Актер играет штабс-капитана Снегирева бунтующим против всего: против своего прозвища, против оскорбления, против своей бедности и жалкости. Но только этот бунт никто не принимает всерьез, за исключением Алеши Карамазова, чувствующего вину не за одно лишь оскорбление, нанесенное Митей, но и за Илюшечку, за самого Мочалку, за Лизу, за всех на свете. Бунт Мочалки - это детский бунт его сына Илюшечки, бессознательный, безрезультатный. Это, скорее всего, защита от оскорблений и унижений людей. Штабс-капитан Снегирев бунтует и против самого себя, против всего того, что осталось лишь в возможности. Свое лицо не удовлетворяет его, и он бунтует за право иметь истинное лицо - именно Снегирева, а не Мочалки.
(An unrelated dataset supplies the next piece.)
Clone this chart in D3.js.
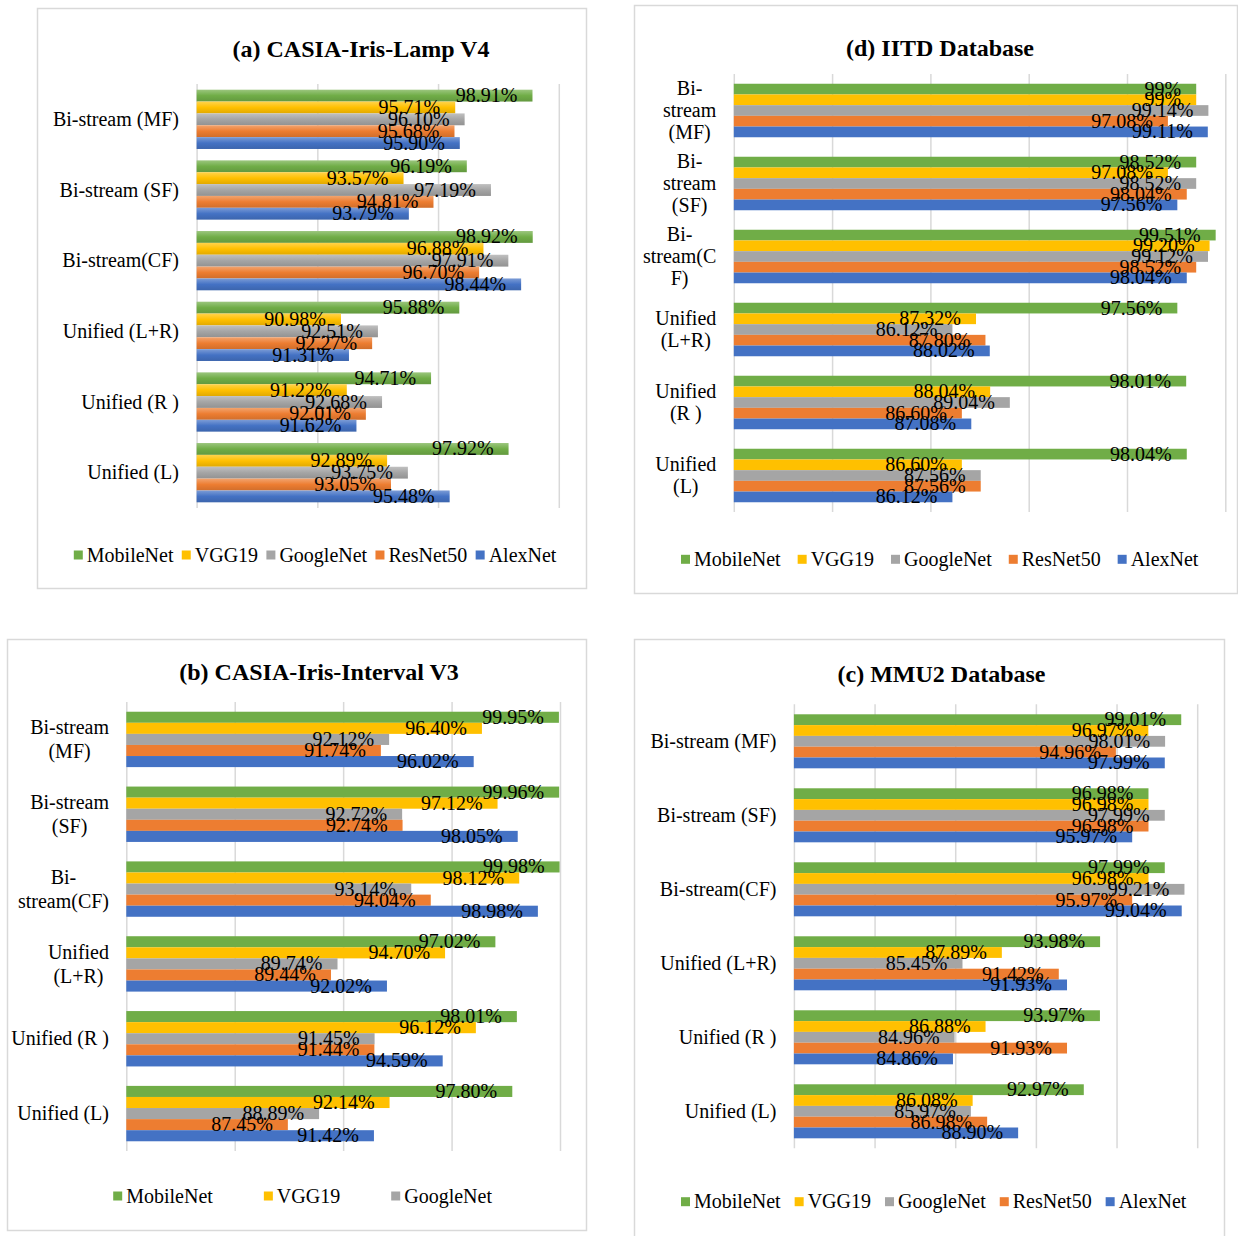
<!DOCTYPE html>
<html><head><meta charset="utf-8">
<script src="https://cdn.jsdelivr.net/npm/d3@7"></script>
<style>
body{margin:0;background:#fff}
svg text{font-family:"Liberation Serif","Times New Roman",serif;white-space:pre;fill:#000}
</style>
</head><body>
<svg id="chart" width="1238" height="1236"></svg>
<script>
// ---------- data ----------
const seriesNames = ["MobileNet","VGG19","GoogleNet","ResNet50","AlexNet"];
const seriesColors = ["#70AD47","#FFC000","#A5A5A5","#ED7D31","#4472C4"];

const categoriesA = [["Bi-stream (MF)"],["Bi-stream (SF)"],["Bi-stream(CF)"],["Unified (L+R)"],["Unified (R )"],["Unified (L)"]];
const categoriesB = [["Bi-stream","(MF)"],["Bi-stream","(SF)"],["Bi-","stream(CF)"],["Unified","(L+R)"],["Unified (R )"],["Unified (L)"]];
const categoriesC = [["Bi-stream (MF)"],["Bi-stream (SF)"],["Bi-stream(CF)"],["Unified (L+R)"],["Unified (R )"],["Unified (L)"]];
const categoriesD = [["Bi-","stream","(MF)"],["Bi-","stream","(SF)"],["Bi-","stream(C","F)"],["Unified","(L+R)"],["Unified","(R )"],["Unified","(L)"]];

// values per series (MobileNet, VGG19, GoogleNet, ResNet50, AlexNet), categories in order above
const valuesA = [
  [98.91, 96.19, 98.92, 95.88, 94.71, 97.92],
  [95.71, 93.57, 96.88, 90.98, 91.22, 92.89],
  [96.10, 97.19, 97.91, 92.51, 92.68, 93.75],
  [95.68, 94.81, 96.70, 92.27, 92.01, 93.05],
  [95.90, 93.79, 98.44, 91.31, 91.62, 95.48]
];
const valuesB = [
  [99.95, 99.96, 99.98, 97.02, 98.01, 97.80],
  [96.40, 97.12, 98.12, 94.70, 96.12, 92.14],
  [92.12, 92.72, 93.14, 89.74, 91.45, 88.89],
  [91.74, 92.74, 94.04, 89.44, 91.44, 87.45],
  [96.02, 98.05, 98.98, 92.02, 94.59, 91.42]
];
const valuesC = [
  [99.01, 96.98, 97.99, 93.98, 93.97, 92.97],
  [96.97, 96.98, 96.98, 87.89, 86.88, 86.08],
  [98.01, 97.99, 99.21, 85.45, 84.96, 85.97],
  [94.96, 96.98, 95.97, 91.42, 91.93, 86.98],
  [97.99, 95.97, 99.04, 91.93, 84.86, 88.90]
];
const valuesD = [
  [98.52, 98.52, 99.51, 97.56, 98.01, 98.04],
  [98.52, 97.08, 99.20, 87.32, 88.04, 86.60],
  [99.14, 98.52, 99.12, 86.12, 89.04, 87.56],
  [97.08, 98.04, 98.52, 87.80, 86.60, 87.56],
  [99.11, 97.56, 98.04, 88.02, 87.08, 86.12]
];
// labels printed in panel (d) where they differ from bar length
const labelsDMobileNet = ["99%","98.52%","99.51%","97.56%","98.01%","98.04%"];
const labelsDVGG19 = ["99%","97.08%","99.20%","87.32%","88.04%","86.60%"];

const axisA = [85, 100];
const axisB = [80, 100];
const axisC = [75, 100];
const axisD = [75, 100];
const tickStep = 5;

const legendA = ["MobileNet","VGG19","GoogleNet","ResNet50","AlexNet"];
const legendB = ["MobileNet","VGG19","GoogleNet"];
const legendC = ["MobileNet","VGG19","GoogleNet","ResNet50","AlexNet"];
const legendD = ["MobileNet","VGG19","GoogleNet","ResNet50","AlexNet"];

// ---------- layout ----------
const panels = [
  {title:"(a) CASIA-Iris-Lamp V4", tx:361, ty:57, box:[37,8,586,588], xr:[196.6,558.8], yr:[84,508], pad:0.161,
   cats:categoriesA, vals:valuesA, dom:axisA, catRight:179, lineH:23, leg:legendA, lx:73.8, ly:555, lgap:8.3, grad:true},
  {title:"(b) CASIA-Iris-Interval V3", tx:319, ty:680, box:[7,639,586,1230], xr:[126.3,560], yr:[702,1151], pad:0.26,
   cats:categoriesB, vals:valuesB, dom:axisB, catRight:109, lineH:24, leg:legendB, lx:113.2, ly:1196, lgap:51, grad:false},
  {title:"(c) MMU2 Database", tx:941.5, ty:682, box:[634,639,1224,1240], xr:[793.9,1197.2], yr:[704.3,1148.3], pad:0.27,
   cats:categoriesC, vals:valuesC, dom:axisC, catRight:776.5, lineH:23, leg:legendC, lx:681, ly:1201.7, lgap:14, grad:false},
  {title:"(d) IITD Database", tx:940, ty:56, box:[634,5,1237,593], xr:[733.8,1225.3], yr:[74,512], pad:0.267,
   cats:categoriesD, vals:valuesD, dom:axisD, catRight:716.3, lineH:22, leg:legendD, lx:681, ly:559.3, lgap:17, grad:false,
   labels:[labelsDMobileNet, labelsDVGG19]}
];

const svg = d3.select("#chart");
svg.append("rect").attr("width",1238).attr("height",1236).attr("fill","#fff");

// gradients for panel (a)
const defs = svg.append("defs");
seriesColors.forEach((c,i)=>{
  const base = d3.color(c);
  const lg = defs.append("linearGradient").attr("id","grad"+i).attr("x1",0).attr("y1",0).attr("x2",0).attr("y2",1);
  lg.append("stop").attr("offset","0%").attr("stop-color", d3.interpolateRgb(c,"#fff")(0.3));
  lg.append("stop").attr("offset","50%").attr("stop-color", c);
  lg.append("stop").attr("offset","100%").attr("stop-color", base.darker(0.35).formatHex());
});

const fmt = v => v.toFixed(2) + "%";

panels.forEach(p=>{
  const g = svg.append("g");
  g.append("rect").attr("x",p.box[0]+0.5).attr("y",p.box[1]+0.5)
    .attr("width",p.box[2]-p.box[0]).attr("height",p.box[3]-p.box[1])
    .attr("fill","#fff").attr("stroke","#d9d9d9").attr("stroke-width",1.5);
  g.append("text").attr("x",p.tx).attr("y",p.ty).attr("text-anchor","middle")
    .attr("font-size",24).attr("font-weight","bold").text(p.title);

  const x = d3.scaleLinear().domain(p.dom).range(p.xr);
  const y = d3.scaleBand().domain(d3.range(p.cats.length)).range(p.yr).paddingInner(p.pad).paddingOuter(p.pad/2);
  const ys = d3.scaleBand().domain(seriesNames).range([0, y.bandwidth()]);
  const ticks = d3.range(p.dom[0], p.dom[1] + 0.001, tickStep);

  // gridlines via axis
  const ax = g.append("g").attr("transform",`translate(0,${p.yr[1]})`)
    .call(d3.axisBottom(x).tickValues(ticks).tickSize(-(p.yr[1]-p.yr[0])).tickFormat(""));
  ax.select(".domain").remove();
  ax.selectAll(".tick line").attr("stroke","#d9d9d9").attr("stroke-width",1.5);

  // bars
  const barData = [];
  p.vals.forEach((arr,si)=>arr.forEach((v,ci)=>{
    let lab = fmt(v);
    if (p.labels && p.labels[si]) lab = p.labels[si][ci];
    barData.push({si, ci, v, lab});
  }));
  g.selectAll("rect.bar").data(barData).join("rect").attr("class","bar")
    .attr("x", x(p.dom[0]))
    .attr("y", d=>y(d.ci)+ys(seriesNames[d.si]))
    .attr("width", d=>x(d.v)-x(p.dom[0]))
    .attr("height", ys.bandwidth())
    .attr("fill", d=> p.grad ? `url(#grad${d.si})` : seriesColors[d.si]);

  // data labels
  g.selectAll("text.lab").data(barData).join("text").attr("class","lab")
    .attr("x", d=>x(d.v)-15)
    .attr("y", d=>y(d.ci)+ys(seriesNames[d.si])+ys.bandwidth()/2+6.5)
    .attr("text-anchor","end").attr("font-size",20).text(d=>d.lab);

  // category labels
  p.cats.forEach((lines,ci)=>{
    const cy = y(ci)+y.bandwidth()/2;
    const ts = lines.map((ln,i)=> g.append("text").attr("font-size",20).attr("text-anchor","middle")
      .attr("y", cy + (i-(lines.length-1)/2)*p.lineH + 6.6).text(ln));
    const w = d3.max(ts, t=>t.node().getComputedTextLength());
    ts.forEach(t=>t.attr("x", p.catRight - w/2));
  });

  // legend
  let lx = p.lx;
  p.leg.forEach(name=>{
    const si = seriesNames.indexOf(name);
    g.append("rect").attr("x",lx).attr("y",p.ly-4.5).attr("width",9).attr("height",9).attr("fill",seriesColors[si]);
    const t = g.append("text").attr("x",lx+13).attr("y",p.ly+6.5).attr("font-size",20).text(name);
    lx += 13 + t.node().getComputedTextLength() + p.lgap;
  });
});
</script>
</body></html>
Эта роль показала, что Лев Дуров способен во всей полноте раскрыть и трагический характер. Думается, что еще появятся новые прекрасные работы этого замечательного актера как раз в жанре трагедии. Поэтому оставим эту главу незаконченной. Тем более, что в печати было сообщение, что Дуров репетирует роль Яго в спектакле "Отелло" в постановке Анатолия Эфроса. Эта роль должна продолжить постоянные мотивы творчества актера. Ведь основное в образе Яго - именно проблема маски и лица. Яго понимает, что лицо в мире - бессмыслица. Он видит изнанку вещей. А потому Яго пытается создать вторую, как бы т е а т р а л ь н у ю жизнь, надев на себя маску.
Но разговор об этом впереди. Сейчас же подведем итоги. Еще начиная писать о Льве Дурове, можно было обратить внимание на удивительную вещь: о таком интересном актере, работающем плодотворно и в театре, и в кино, очень мало написано. Возможно, это объясняется тем, что образы, созданные Дуровым, во многом противоположны. Если бы мы не знали, что все они - лица одного человека, то могли бы подумать, что это разные люди, похожие друг на друга в той степени, в которой человек похож на человека. Но какое же из этих лиц - настоящее лицо Льва Дурова?! Будем считать, что то, которое мы еще увидим. Ведь, в сущности, Дуров - "загадочный человек", который может стать кем угодно, если он, конечно, этого захочет.